Posted by: Craig at July 8, 2006 8:31 PM
Comment #166020
Well, I admit I only got as far as the authors use of Fox News as a credible and authoritative source.

Craig:

Well, sir, all I had to do was read this statement to realize that this source was not going to be credible, either.

Posted by: Alex Fitzsimmons at July 8, 2006 10:08 PM
Comment #166194

This is nonsense. The GOP and oil industry is deliberately suppressing scientific information on global warming. The GOP is refusing to take any significant steps towards energy independence, which would clean up the environment and make us safer. And it’s well known Bush has lowered environmental standards and turned the EPA into a pro-business, rather than pro-environment, entity.

With all due respect, your post just listed a few examples of a few corporations respecting the environment. While this is to be admired, it leaves out the big picture. And the big picture supported by facts is that the GOP is actively dismissing environmental science simply to favor a few corporations’ bottom lines.

Posted by: mark at July 9, 2006 7:08 PM
Comment #166197

We can beat these environmental problems, but America will have to deal with them head on. Not by ignoring them or pretending they don’t exist, the approach largely favored by the GOP.

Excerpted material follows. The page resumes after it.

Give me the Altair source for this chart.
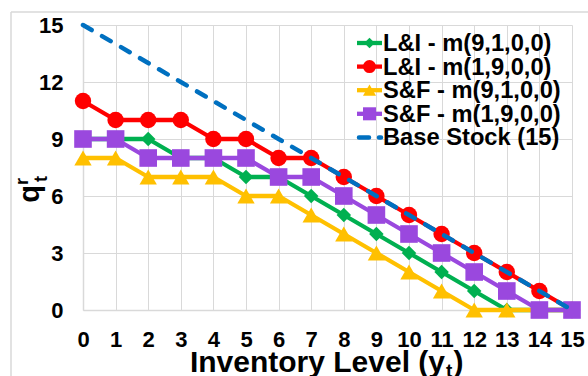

Posted by: mark at July 9, 2006 7:10 PM
Comment #166292
With all due respect, your post just listed a few examples of a few corporations respecting the environment. While this is to be admired, it leaves out the big picture. And the big picture supported by facts is that the GOP is actively dismissing environmental science simply to favor a few corporations’ bottom lines.

Mark:

The “few” examples I listed, which are actually a faily sizeable number, counting the 40 businesses in the BELC, represent a dramatic shift in corporate mindset. There’s a stigma that corporate America doesn’t care about the environment. Well, based on my research, a considerable number of billion dollar conglomerates actually do care. Granted, companies like Exxon will probably never change, but a lot of corporations have, and if the trend continues, global warming will be a thing of the past.